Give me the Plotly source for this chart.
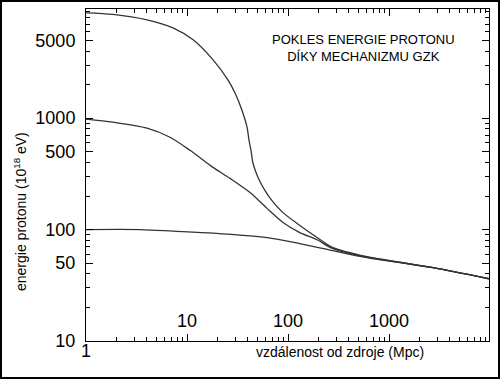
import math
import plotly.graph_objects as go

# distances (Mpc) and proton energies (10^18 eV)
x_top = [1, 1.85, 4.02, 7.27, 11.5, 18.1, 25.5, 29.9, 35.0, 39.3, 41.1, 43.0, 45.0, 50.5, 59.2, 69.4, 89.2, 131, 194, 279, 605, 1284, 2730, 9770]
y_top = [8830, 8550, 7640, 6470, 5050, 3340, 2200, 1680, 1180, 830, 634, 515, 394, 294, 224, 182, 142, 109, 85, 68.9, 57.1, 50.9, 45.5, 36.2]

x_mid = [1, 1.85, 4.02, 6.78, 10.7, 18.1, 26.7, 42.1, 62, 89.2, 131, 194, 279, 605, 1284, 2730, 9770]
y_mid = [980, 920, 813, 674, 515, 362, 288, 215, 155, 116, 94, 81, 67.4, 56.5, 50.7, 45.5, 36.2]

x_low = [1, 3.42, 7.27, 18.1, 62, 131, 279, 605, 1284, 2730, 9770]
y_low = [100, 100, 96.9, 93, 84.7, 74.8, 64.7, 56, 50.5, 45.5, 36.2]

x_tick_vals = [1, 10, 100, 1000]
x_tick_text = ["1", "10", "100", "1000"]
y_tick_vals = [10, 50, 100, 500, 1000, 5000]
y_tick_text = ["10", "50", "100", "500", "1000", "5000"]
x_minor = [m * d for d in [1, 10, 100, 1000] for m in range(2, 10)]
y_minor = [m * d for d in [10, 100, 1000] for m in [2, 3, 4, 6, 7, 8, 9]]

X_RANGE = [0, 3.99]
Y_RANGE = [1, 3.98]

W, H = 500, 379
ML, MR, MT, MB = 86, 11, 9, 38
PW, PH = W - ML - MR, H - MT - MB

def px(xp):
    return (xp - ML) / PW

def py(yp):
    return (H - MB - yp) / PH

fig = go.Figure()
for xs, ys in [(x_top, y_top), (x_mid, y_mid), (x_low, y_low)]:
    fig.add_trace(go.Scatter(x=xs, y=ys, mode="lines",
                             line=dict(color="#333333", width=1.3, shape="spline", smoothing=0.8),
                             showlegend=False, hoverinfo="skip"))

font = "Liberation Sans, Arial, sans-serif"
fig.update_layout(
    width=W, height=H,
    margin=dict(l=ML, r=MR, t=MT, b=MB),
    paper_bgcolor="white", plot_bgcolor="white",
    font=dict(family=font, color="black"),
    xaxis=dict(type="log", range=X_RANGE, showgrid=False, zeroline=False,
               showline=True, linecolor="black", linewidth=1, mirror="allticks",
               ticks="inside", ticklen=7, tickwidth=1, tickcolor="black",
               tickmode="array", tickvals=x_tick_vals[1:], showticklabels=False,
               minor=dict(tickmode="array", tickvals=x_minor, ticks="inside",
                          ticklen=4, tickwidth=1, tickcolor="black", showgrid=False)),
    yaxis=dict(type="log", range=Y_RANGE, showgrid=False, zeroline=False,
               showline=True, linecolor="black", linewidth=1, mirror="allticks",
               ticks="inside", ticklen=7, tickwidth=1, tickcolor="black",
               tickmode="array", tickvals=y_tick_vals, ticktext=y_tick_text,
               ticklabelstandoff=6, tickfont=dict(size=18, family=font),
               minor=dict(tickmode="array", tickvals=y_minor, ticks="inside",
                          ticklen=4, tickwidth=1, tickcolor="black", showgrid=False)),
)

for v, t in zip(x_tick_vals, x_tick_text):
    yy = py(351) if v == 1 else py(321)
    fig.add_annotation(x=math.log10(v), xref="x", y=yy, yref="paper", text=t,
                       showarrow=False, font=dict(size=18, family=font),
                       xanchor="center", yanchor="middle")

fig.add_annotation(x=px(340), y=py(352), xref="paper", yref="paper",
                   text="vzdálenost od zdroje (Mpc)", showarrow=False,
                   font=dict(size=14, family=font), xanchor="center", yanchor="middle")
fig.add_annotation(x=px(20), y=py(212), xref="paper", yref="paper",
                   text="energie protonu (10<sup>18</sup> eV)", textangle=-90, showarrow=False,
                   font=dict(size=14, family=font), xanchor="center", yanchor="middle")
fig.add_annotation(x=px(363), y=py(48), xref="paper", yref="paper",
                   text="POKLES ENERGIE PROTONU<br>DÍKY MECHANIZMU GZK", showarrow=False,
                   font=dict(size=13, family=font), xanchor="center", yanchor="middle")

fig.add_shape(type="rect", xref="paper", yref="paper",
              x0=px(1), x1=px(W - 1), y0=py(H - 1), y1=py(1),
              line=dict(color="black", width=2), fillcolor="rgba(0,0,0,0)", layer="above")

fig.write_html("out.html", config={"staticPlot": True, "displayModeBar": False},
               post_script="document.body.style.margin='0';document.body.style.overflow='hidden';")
-------
Given task:
Pictures excluded, quote all the data above exactly.

Output:
Give me the Plotly source for this chart.
import math
import plotly.graph_objects as go

# distances (Mpc) and proton energies (10^18 eV)
x_top = [1, 1.85, 4.02, 7.27, 11.5, 18.1, 25.5, 29.9, 35.0, 39.3, 41.1, 43.0, 45.0, 50.5, 59.2, 69.4, 89.2, 131, 194, 279, 605, 1284, 2730, 9770]
y_top = [8830, 8550, 7640, 6470, 5050, 3340, 2200, 1680, 1180, 830, 634, 515, 394, 294, 224, 182, 142, 109, 85, 68.9, 57.1, 50.9, 45.5, 36.2]

x_mid = [1, 1.85, 4.02, 6.78, 10.7, 18.1, 26.7, 42.1, 62, 89.2, 131, 194, 279, 605, 1284, 2730, 9770]
y_mid = [980, 920, 813, 674, 515, 362, 288, 215, 155, 116, 94, 81, 67.4, 56.5, 50.7, 45.5, 36.2]

x_low = [1, 3.42, 7.27, 18.1, 62, 131, 279, 605, 1284, 2730, 9770]
y_low = [100, 100, 96.9, 93, 84.7, 74.8, 64.7, 56, 50.5, 45.5, 36.2]

x_tick_vals = [1, 10, 100, 1000]
x_tick_text = ["1", "10", "100", "1000"]
y_tick_vals = [10, 50, 100, 500, 1000, 5000]
y_tick_text = ["10", "50", "100", "500", "1000", "5000"]
x_minor = [m * d for d in [1, 10, 100, 1000] for m in range(2, 10)]
y_minor = [m * d for d in [10, 100, 1000] for m in [2, 3, 4, 6, 7, 8, 9]]

X_RANGE = [0, 3.99]
Y_RANGE = [1, 3.98]

W, H = 500, 379
ML, MR, MT, MB = 86, 11, 9, 38
PW, PH = W - ML - MR, H - MT - MB

def px(xp):
    return (xp - ML) / PW

def py(yp):
    return (H - MB - yp) / PH

fig = go.Figure()
for xs, ys in [(x_top, y_top), (x_mid, y_mid), (x_low, y_low)]:
    fig.add_trace(go.Scatter(x=xs, y=ys, mode="lines",
                             line=dict(color="#333333", width=1.3, shape="spline", smoothing=0.8),
                             showlegend=False, hoverinfo="skip"))

font = "Liberation Sans, Arial, sans-serif"
fig.update_layout(
    width=W, height=H,
    margin=dict(l=ML, r=MR, t=MT, b=MB),
    paper_bgcolor="white", plot_bgcolor="white",
    font=dict(family=font, color="black"),
    xaxis=dict(type="log", range=X_RANGE, showgrid=False, zeroline=False,
               showline=True, linecolor="black", linewidth=1, mirror="allticks",
               ticks="inside", ticklen=7, tickwidth=1, tickcolor="black",
               tickmode="array", tickvals=x_tick_vals[1:], showticklabels=False,
               minor=dict(tickmode="array", tickvals=x_minor, ticks="inside",
                          ticklen=4, tickwidth=1, tickcolor="black", showgrid=False)),
    yaxis=dict(type="log", range=Y_RANGE, showgrid=False, zeroline=False,
               showline=True, linecolor="black", linewidth=1, mirror="allticks",
               ticks="inside", ticklen=7, tickwidth=1, tickcolor="black",
               tickmode="array", tickvals=y_tick_vals, ticktext=y_tick_text,
               ticklabelstandoff=6, tickfont=dict(size=18, family=font),
               minor=dict(tickmode="array", tickvals=y_minor, ticks="inside",
                          ticklen=4, tickwidth=1, tickcolor="black", showgrid=False)),
)

for v, t in zip(x_tick_vals, x_tick_text):
    yy = py(351) if v == 1 else py(321)
    fig.add_annotation(x=math.log10(v), xref="x", y=yy, yref="paper", text=t,
                       showarrow=False, font=dict(size=18, family=font),
                       xanchor="center", yanchor="middle")

fig.add_annotation(x=px(340), y=py(352), xref="paper", yref="paper",
                   text="vzdálenost od zdroje (Mpc)", showarrow=False,
                   font=dict(size=14, family=font), xanchor="center", yanchor="middle")
fig.add_annotation(x=px(20), y=py(212), xref="paper", yref="paper",
                   text="energie protonu (10<sup>18</sup> eV)", textangle=-90, showarrow=False,
                   font=dict(size=14, family=font), xanchor="center", yanchor="middle")
fig.add_annotation(x=px(363), y=py(48), xref="paper", yref="paper",
                   text="POKLES ENERGIE PROTONU<br>DÍKY MECHANIZMU GZK", showarrow=False,
                   font=dict(size=13, family=font), xanchor="center", yanchor="middle")

fig.add_shape(type="rect", xref="paper", yref="paper",
              x0=px(1), x1=px(W - 1), y0=py(H - 1), y1=py(1),
              line=dict(color="black", width=2), fillcolor="rgba(0,0,0,0)", layer="above")

fig.write_html("out.html", config={"staticPlot": True, "displayModeBar": False},
               post_script="document.body.style.margin='0';document.body.style.overflow='hidden';")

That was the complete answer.